I’m totally and utterly obsessed with punchfork.com right now. You can also leave me hate comments for leading you to that magical website. You’re welcome.

4.9 from 7 reviews

Summer Squash Breakfast Bowl
 
Prep time
Cook time
Total time
 
Serves: 2-3
Ingredients
For the cauliflower grits
  • 1 large head of cauliflower, leaves and stem removed, roughly chopped
  • 1 cup vegetable broth
  • 3 tablespoons hot sauce
  • 1 tablespoon tomato paste
  • 1 teaspoon garlic powder
  • ½ teaspoon onion powder
  • salt and pepper, to taste
  • 1 garlic clove, minced
  • 2 tablespoons fat of choice (I used bacon fat)
For the bowl toppings
  • 1lb uncured smoked ham steak, diced
  • 1 zucchini, diced
  • 1 yellow squash, diced
  • 1 package mushrooms (about 8oz), sliced
  • ½ small yellow onion, diced
  • 1 garlic clove, minced
  • 1 teaspoon garlic powder
  • 1 teaspoon dried parsley
  • salt and pepper, to taste
  • 2 tablespoons fat of choice (I used bacon fat)
  • however many eggs you want – I recommend 1-2 per person
Instructions
  1. Let’s get the veggies going. They take long. So dice them up. Place a large skillet over medium heat, add your fat of choice, add your minced garlic clove, then toss in your veggies. Use a spatula to move them around and heat all sides.
  2. Now it’s time to rice your cauliflower. Place your shredding attachment on your food processor and shred your chopped cauliflower on down. If you don’t have a food processor, you can also use a cheese grater and just grate/rice your cauliflower on that. It builds forearm strength anyways.
  3. Place a medium saucepan over medium heat and add your 2 tablespoons fat of choice to the saucepan.
  4. Toss in your minced garlic clove then once the garlic becomes fragrant, add in your riced cauliflower. Toss to help coat them cauliflower and not burn.

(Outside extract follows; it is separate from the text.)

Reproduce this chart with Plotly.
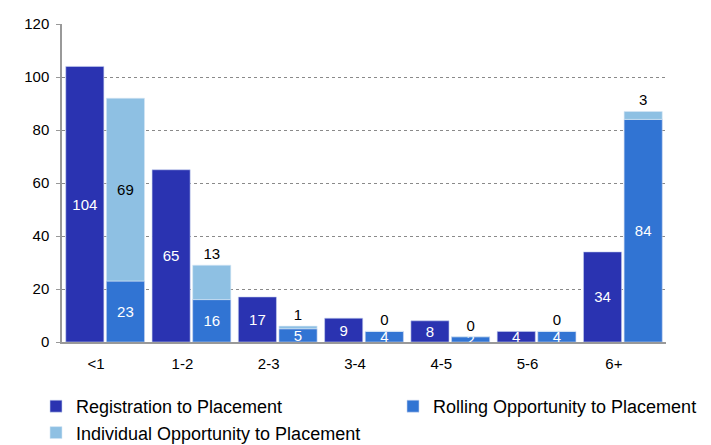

  5. Give your cauliflower about 2-3 minutes to begin to cook down then add your cup of vegetable broth.
  6. Let the vegetable broth cook off, about 6-8 minutes. Then add your tomato paste, hot sauce, garlic and onion powder, and salt and pepper. Mix well and set under medium heat to cook down.
  7. While your cauliflower grits are cooking down, mix your veggies around, then add your garlic powder, dried parsley, and salt and pepper. Add a splash of water to the pan then cover to let steam.
  8. Once veggies are almost done cooking, add your diced ham to mix around with all those flavors.
  9. Lastly, add a small skillet to the stove top and cook some eggs up however you like. I made my eggs over easy, because it’s just so easy!! I’m funny.
  10. Place grits down, then toppings, then some eggs. Mash it all together. And eat!